Role based access control, usually shortened to RBAC, is a practical model for deciding what users, services, and applications are allowed to do. Instead of building a unique permission set for every person, the organization creates roles such as Admin, Developer, Security Analyst, Finance Approver, or Viewer, then assigns permissions to those roles.

RBAC sounds simple because the idea is simple: access should follow a job function, not random one-off decisions. In real enterprise environments, that simplicity matters. Teams need to onboard employees quickly, remove access cleanly when someone changes teams, control administrative actions, and prove that sensitive systems are not open to everyone.

What Does Role Based Access Control Mean?

Role based access control means permissions are grouped into roles, and users receive access by being assigned to one or more of those roles. A role is not just a title. It is a controlled bundle of allowed actions, data scopes, and sometimes environment boundaries.

For example, a Viewer role might read dashboards but not edit configuration. A Support role might view customer status but not change billing. A Security Admin role might manage detection policies but not export finance reports. The goal is to make access predictable, reviewable, and easier to govern.

RBAC is strongest when roles are specific enough to enforce least privilege but simple enough for business, IT, and security teams to understand. A role that grants everything is not really access control; it is unmanaged trust with a friendly name.
Role based access control for enterprise API security governance

How RBAC Works in Practice

RBAC normally has four moving parts: users, roles, permissions, and resources. The user or service account receives a role. The role contains permissions. Permissions define actions. Resources are the systems, APIs, objects, records, or workflows those actions apply to.

Users and services

Human users, machine identities, service accounts, and applications can all receive roles. Modern access control should treat non-human identities with the same care as employees.

Roles

Roles describe responsibilities, not personal preferences. Strong roles are tied to real business functions such as support, operations, audit, finance, engineering, or security.

Permissions

Permissions define allowed actions such as read, create, approve, delete, export, administer, rotate keys, or modify policy.

Resources

Resources can include pages, endpoints, customer records, tenant data, admin APIs, reports, tokens, logs, or sensitive data fields.

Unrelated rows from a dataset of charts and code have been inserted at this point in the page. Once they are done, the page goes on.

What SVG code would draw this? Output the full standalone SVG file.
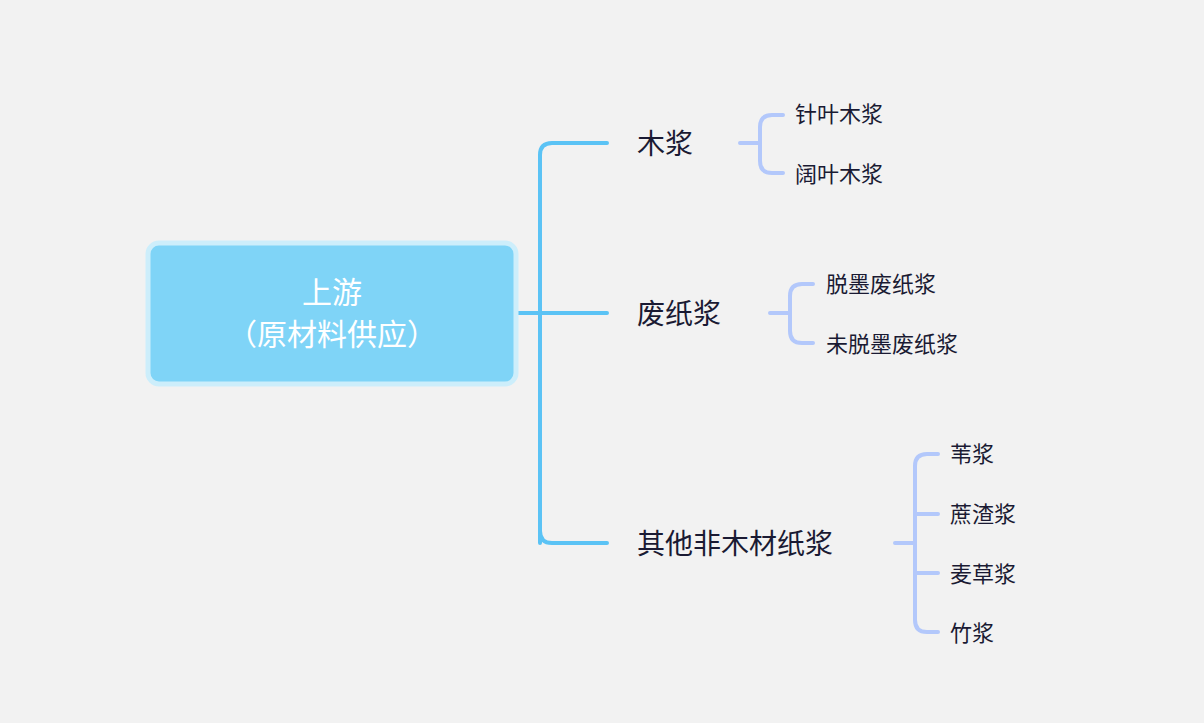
<svg xmlns="http://www.w3.org/2000/svg" width="1204" height="723" viewBox="0 0 1204 723">
<style>
.t{font-family:"Noto Sans CJK SC","Noto Sans",sans-serif;fill:#1a1a33}
.l1{font-size:28px}
.l2{font-size:22px}
.m{fill:none;stroke:#5bc3f5;stroke-width:4;stroke-linecap:round}
.s{fill:none;stroke:#b3c8fb;stroke-width:4;stroke-linecap:round}
</style>
<rect width="1204" height="723" fill="#f2f2f2"/>
<g id="connectors">
<path class="m" d="M516 313H607M540 543V155Q540 143 552 143H607M540 313V531Q540 543 552 543H607"/>
<path class="s" d="M740 143H760M783 115H772Q760 115 760 127V161Q760 173 772 173H783"/>
<path class="s" d="M770 313H790M813 284H802Q790 284 790 296V331Q790 343 802 343H813"/>
<path class="s" d="M895 543H915M938 454H927Q915 454 915 466V620Q915 632 927 632H938M915 514H938M915 573H938"/>
</g>
<g id="root">
<rect x="148" y="243" width="368" height="141" rx="11" fill="#7fd4f7" stroke="#cdeefb" stroke-width="5"/>
<text x="332" y="303" text-anchor="middle" font-family="Noto Sans CJK SC,sans-serif" font-size="30" fill="#fff">上游</text>
<text x="332" y="345" text-anchor="middle" font-family="Noto Sans CJK SC,sans-serif" font-size="30" fill="#fff">（原材料供应）</text>
</g>
<g id="n1"><text class="t l1" x="637" y="154">木浆</text></g>
<g id="n2"><text class="t l1" x="637" y="324">废纸浆</text></g>
<g id="n3"><text class="t l1" x="637" y="554">其他非木材纸浆</text></g>
<g id="n11"><text class="t l2" x="795" y="122">针叶木浆</text></g>
<g id="n12"><text class="t l2" x="795" y="182">阔叶木浆</text></g>
<g id="n21"><text class="t l2" x="826" y="292">脱墨废纸浆</text></g>
<g id="n22"><text class="t l2" x="826" y="352">未脱墨废纸浆</text></g>
<g id="n31"><text class="t l2" x="950" y="462">苇浆</text></g>
<g id="n32"><text class="t l2" x="950" y="522">蔗渣浆</text></g>
<g id="n33"><text class="t l2" x="950" y="582">麦草浆</text></g>
<g id="n34"><text class="t l2" x="950" y="641">竹浆</text></g>
</svg>
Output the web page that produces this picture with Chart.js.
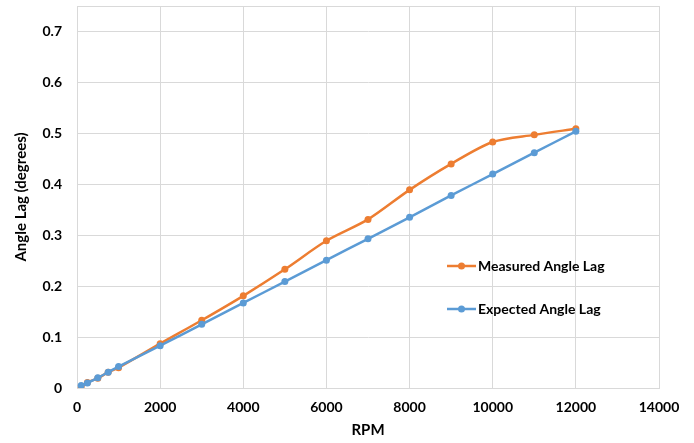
<!DOCTYPE html>
<html>
<head>
<meta charset="utf-8">
<script src="https://cdn.jsdelivr.net/npm/chart.js@4/dist/chart.umd.min.js"></script>
<style>
  html, body { margin: 0; padding: 0; background: #fff; }
  #wrap { width: 694px; height: 443px; position: relative; }
</style>
</head>
<body>
<div id="wrap"><canvas id="lagChart"></canvas></div>
<script>
const rpm = [100, 250, 500, 750, 1000, 2000, 3000, 4000, 5000, 6000, 7000, 8000, 9000, 10000, 11000, 12000];
const measuredLag = [0.0, 0.011, 0.019, 0.031, 0.04, 0.087, 0.133, 0.181, 0.233, 0.289, 0.331, 0.389, 0.44, 0.483, 0.497, 0.509];
const expectedLag = [0.005, 0.01, 0.02, 0.031, 0.042, 0.083, 0.125, 0.167, 0.209, 0.251, 0.293, 0.335, 0.378, 0.42, 0.462, 0.504];
const xTicks = [0, 2000, 4000, 6000, 8000, 10000, 12000, 14000];
const yTicks = [0, 0.1, 0.2, 0.3, 0.4, 0.5, 0.6, 0.7];

const ORANGE = '#ED7D31';
const BLUE = '#5B9BD5';
const GRID = '#d9d9d9';
const FONT = 'Lato, "Open Sans", sans-serif';

function toPoints(values) {
  return rpm.map((x, i) => ({ x, y: values[i] }));
}

const legendItems = [
  { label: 'Measured Angle Lag', color: ORANGE, y: 266 },
  { label: 'Expected Angle Lag', color: BLUE, y: 309 }
];

const plotFrame = {
  id: 'plotFrame',
  beforeDatasetsDraw(chart) {
    const { ctx, chartArea: a } = chart;
    ctx.save();
    ctx.strokeStyle = GRID;
    ctx.lineWidth = 1;
    ctx.strokeRect(a.left + 0.5, a.top + 0.5, a.right - a.left, a.bottom - a.top);
    ctx.restore();
  },
  afterDraw(chart) {
    const { ctx } = chart;
    ctx.save();
    legendItems.forEach(item => {
      ctx.strokeStyle = item.color;
      ctx.lineWidth = 2.5;
      ctx.beginPath();
      ctx.moveTo(447, item.y);
      ctx.lineTo(476, item.y);
      ctx.stroke();
      ctx.fillStyle = item.color;
      ctx.beginPath();
      ctx.arc(461.5, item.y, 3.5, 0, Math.PI * 2);
      ctx.fill();
      ctx.fillStyle = '#000';
      ctx.font = 'bold 14px ' + FONT;
      ctx.textBaseline = 'middle';
      ctx.fillText(item.label, 478, item.y);
    });
    ctx.restore();
  }
};

new Chart(document.getElementById('lagChart'), {
  type: 'line',
  data: {
    datasets: [
      {
        label: 'Expected Angle Lag',
        data: toPoints(expectedLag),
        borderColor: BLUE,
        backgroundColor: BLUE,
        borderWidth: 2.5,
        pointRadius: 3.5,
        pointBorderWidth: 0,
        tension: 0.3,
        order: 0
      },
      {
        label: 'Measured Angle Lag',
        data: toPoints(measuredLag),
        borderColor: ORANGE,
        backgroundColor: ORANGE,
        borderWidth: 2.5,
        pointRadius: 3.5,
        pointBorderWidth: 0,
        tension: 0.3,
        order: 1
      }
    ]
  },
  options: {
    responsive: true,
    maintainAspectRatio: false,
    animation: false,
    layout: { padding: { left: 0, right: 35, top: 6, bottom: 0 } },
    plugins: {
      legend: { display: false },
      tooltip: { enabled: false }
    },
    scales: {
      x: {
        type: 'linear',
        min: 0,
        max: 14000,
        afterBuildTicks: scale => { scale.ticks = xTicks.map(v => ({ value: v })); },
        afterFit: scale => {
          scale.height = 55;
          scale.paddingLeft = 0;
          scale.paddingRight = 0;
        },
        grid: { color: GRID, drawTicks: false },
        border: { color: GRID },
        ticks: {
          padding: 11,
          color: '#000',
          font: { family: FONT, size: 14, weight: 'bold' },
          callback: value => String(value)
        },
        title: {
          display: true,
          text: 'RPM',
          color: '#000',
          font: { family: FONT, size: 15, weight: 'bold' },
          padding: { top: 4, bottom: 4 }
        }
      },
      y: {
        min: 0,
        max: 0.75,
        afterBuildTicks: scale => { scale.ticks = yTicks.map(v => ({ value: v })); },
        afterFit: scale => {
          scale.width = 77;
          scale.paddingTop = 0;
          scale.paddingBottom = 0;
        },
        grid: { color: GRID, drawTicks: false },
        border: { color: GRID },
        ticks: {
          padding: 15,
          color: '#000',
          font: { family: FONT, size: 14, weight: 'bold' },
          callback: value => String(Math.round(value * 10) / 10)
        },
        title: {
          display: true,
          text: 'Angle Lag (degrees)',
          color: '#000',
          font: { family: FONT, size: 15, weight: 'bold' },
          padding: { top: 12, bottom: 4 }
        }
      }
    }
  },
  plugins: [plotFrame]
});
</script>
</body>
</html>
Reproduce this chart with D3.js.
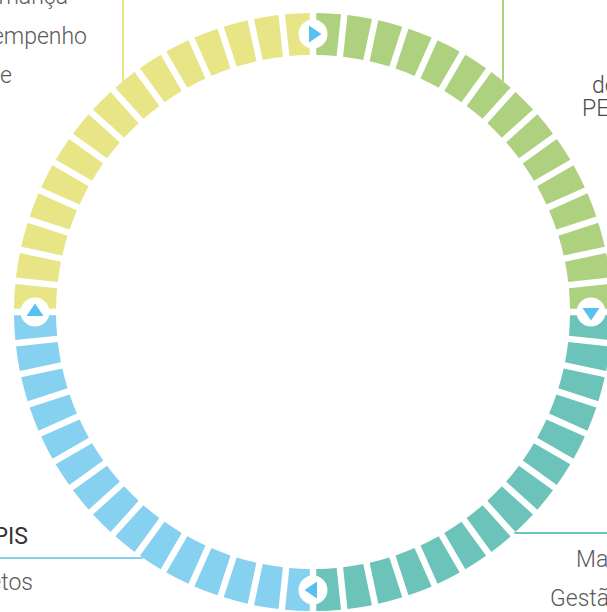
<!DOCTYPE html>
<html lang="pt">
<head>
<meta charset="utf-8">
<script src="https://cdn.jsdelivr.net/npm/d3@7"></script>
<style>
  body { margin: 0; background: #fff; }
  svg { display: block; font-family: Roboto, "Noto Sans", sans-serif; }
</style>
</head>
<body>
<div id="chart"></div>
<script>
// Ring sectors, clockwise from the top
const sectors = ["verde", "turquesa", "azul", "amarelo"];
const sectorColors = ["#aed17f", "#6cc3ba", "#86d0f0", "#e8e587"];
const stepsPerSector = [15, 15, 15, 15];

// Label texts (clipped by the frame, as in the original)
const labelTopLeft = ["Governança", "desempenho", "de"];
const labelTopRight = ["de", "PETI"];
const labelBottomLeftTitle = ["KPIS"];
const labelBottomLeft = ["projetos"];
const labelBottomRight = ["Mapa", "Gestão"];

const width = 607;
const height = 612;
const cx = 313, cy = 312;
const rInner = 257, rOuter = 299;
const rMid = (rInner + rOuter) / 2;

const svg = d3.select("#chart")
    .append("svg")
    .attr("width", width)
    .attr("height", height);

const total = d3.sum(stepsPerSector);
const angle = d3.scaleLinear().domain([0, total]).range([0, 2 * Math.PI]);
const color = d3.scaleOrdinal().domain(sectors).range(sectorColors);

// one entry per ring segment
const starts = d3.cumsum([0].concat(stepsPerSector)).slice(0, -1);
const segments = sectors.flatMap((s, i) =>
    d3.range(stepsPerSector[i]).map(j => ({ sector: s, step: starts[i] + j })));

const arc = d3.arc()
    .innerRadius(rInner)
    .outerRadius(rOuter)
    .padRadius(rMid)
    .padAngle(6.5 / rMid)
    .startAngle(d => angle(d.step))
    .endAngle(d => angle(d.step + 1));

const ring = svg.append("g").attr("transform", `translate(${cx},${cy})`);

ring.selectAll("path.seg")
    .data(segments)
    .join("path")
    .attr("class", "seg")
    .attr("d", arc)
    .attr("fill", d => color(d.sector));

// arrow markers at the start of each sector
const markers = ring.selectAll("g.marker")
    .data(sectors.map((s, i) => ({ sector: s, a: angle(starts[i]) })))
    .join("g")
    .attr("class", "marker")
    .attr("transform", d => `translate(${Math.sin(d.a) * rMid},${-Math.cos(d.a) * rMid}) rotate(${d.a * 180 / Math.PI})`);

markers.append("circle").attr("r", 14.5).attr("fill", "#fff");
markers.append("path").attr("d", "M-4,-8.5L8.5,0L-4,8.5Z").attr("fill", "#56c1ee");

// leader lines from the frame edge to the ring
const edgeY = x => cy - Math.sqrt(rOuter * rOuter - (x - cx) * (x - cx));
const edgeXLeft = y => cx - Math.sqrt(rOuter * rOuter - (y - cy) * (y - cy));
const edgeXRight = y => cx + Math.sqrt(rOuter * rOuter - (y - cy) * (y - cy));

const leaders = svg.append("g").attr("stroke-width", 2);
leaders.append("line").attr("x1", 123).attr("x2", 123).attr("y1", 0).attr("y2", edgeY(123)).attr("stroke", color("amarelo"));
leaders.append("line").attr("x1", 503).attr("x2", 503).attr("y1", 0).attr("y2", edgeY(503)).attr("stroke", color("verde"));
leaders.append("line").attr("x1", 0).attr("x2", edgeXLeft(558)).attr("y1", 558).attr("y2", 558).attr("stroke", color("azul"));
leaders.append("line").attr("x1", edgeXRight(533)).attr("x2", width).attr("y1", 533).attr("y2", 533).attr("stroke", color("turquesa"));

// text blocks
const text = svg.append("g").style("font-size", "23px");

text.selectAll("text.tl")
    .data(labelTopLeft)
    .join("text")
    .attr("class", "tl")
    .attr("x", (d, i) => [68, 87, 12][i])
    .attr("y", (d, i) => 4 + i * 39.5)
    .attr("text-anchor", "end")
    .attr("fill", "#5a5a5a")
    .attr("font-weight", 300)
    .text(d => d);

text.selectAll("text.tr")
    .data(labelTopRight)
    .join("text")
    .attr("class", "tr")
    .attr("x", (d, i) => [592, 582][i])
    .attr("y", (d, i) => 93 + i * 23)
    .attr("fill", "#4a4a4a")
    .attr("font-weight", 300)
    .text(d => d);

text.selectAll("text.blt")
    .data(labelBottomLeftTitle)
    .join("text")
    .attr("class", "blt")
    .attr("x", 28)
    .attr("y", 544)
    .attr("text-anchor", "end")
    .attr("fill", "#333")
    .text(d => d);

text.selectAll("text.bl")
    .data(labelBottomLeft)
    .join("text")
    .attr("class", "bl")
    .attr("x", 33)
    .attr("y", 590)
    .attr("text-anchor", "end")
    .attr("fill", "#5a5a5a")
    .attr("font-weight", 300)
    .text(d => d);

text.selectAll("text.br")
    .data(labelBottomRight)
    .join("text")
    .attr("class", "br")
    .attr("x", (d, i) => [576, 550][i])
    .attr("y", (d, i) => 567 + i * 39)
    .attr("fill", "#5a5a5a")
    .attr("font-weight", 300)
    .text(d => d);
</script>
</body>
</html>
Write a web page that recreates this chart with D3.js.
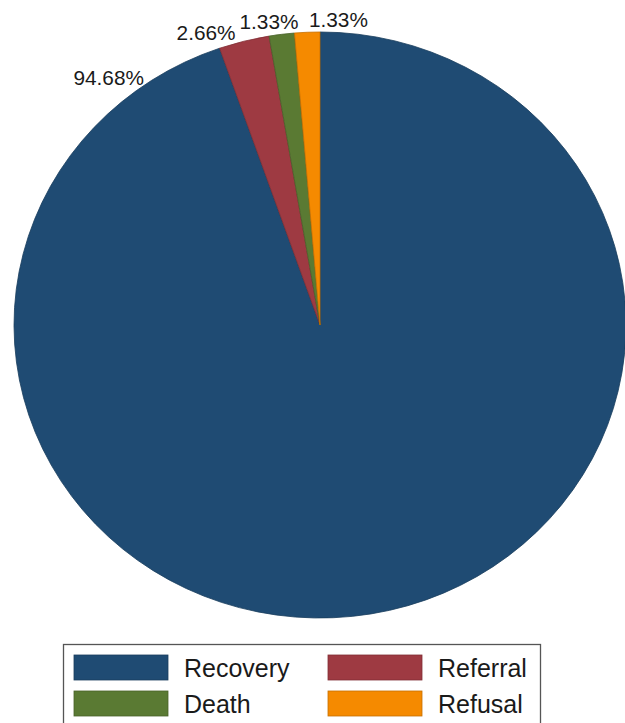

A healthy RBAC model answers practical questions clearly: who can approve a payment, who can export customer data, who can rotate API keys, who can change an integration, and who can access production telemetry. When those answers are unclear, access drift usually follows.

Simple RBAC Examples for Applications and APIs

In an internal application, RBAC might control which screens a user can open. In an API, it should go deeper. It should control which endpoints a role can call, which HTTP methods are allowed, which tenant or object the caller can access, and whether sensitive response fields should be returned.

Example: customer support portal

A support analyst may need to view a customer profile, check account status, and create a support note. That same analyst should not be able to export every customer, change subscription pricing, view payment card details, or impersonate an administrator. RBAC gives the support role a defined boundary.

Example: service-to-service API

A billing service may need to call /api/invoices and /api/payments/status, but it should not call an admin endpoint or read unrelated customer documents. In machine-to-machine API security, roles should apply to services, not only to people.

Example RBAC decision flow

1. Confirm the identity of the caller.
2. Load the caller role, tenant, and environment scope.
3. Check whether the role can use the requested endpoint and method.
4. Check whether the role can access the specific object or account.
5. Log the decision and monitor unusual access patterns.
API gateway access control and runtime authorization

RBAC vs ABAC vs ACL: What Is the Difference?

RBAC is not the only access model. It is often used alongside attribute based access control, access control lists, policy engines, and runtime monitoring. The best choice depends on how complex the application is and how much context the access decision needs.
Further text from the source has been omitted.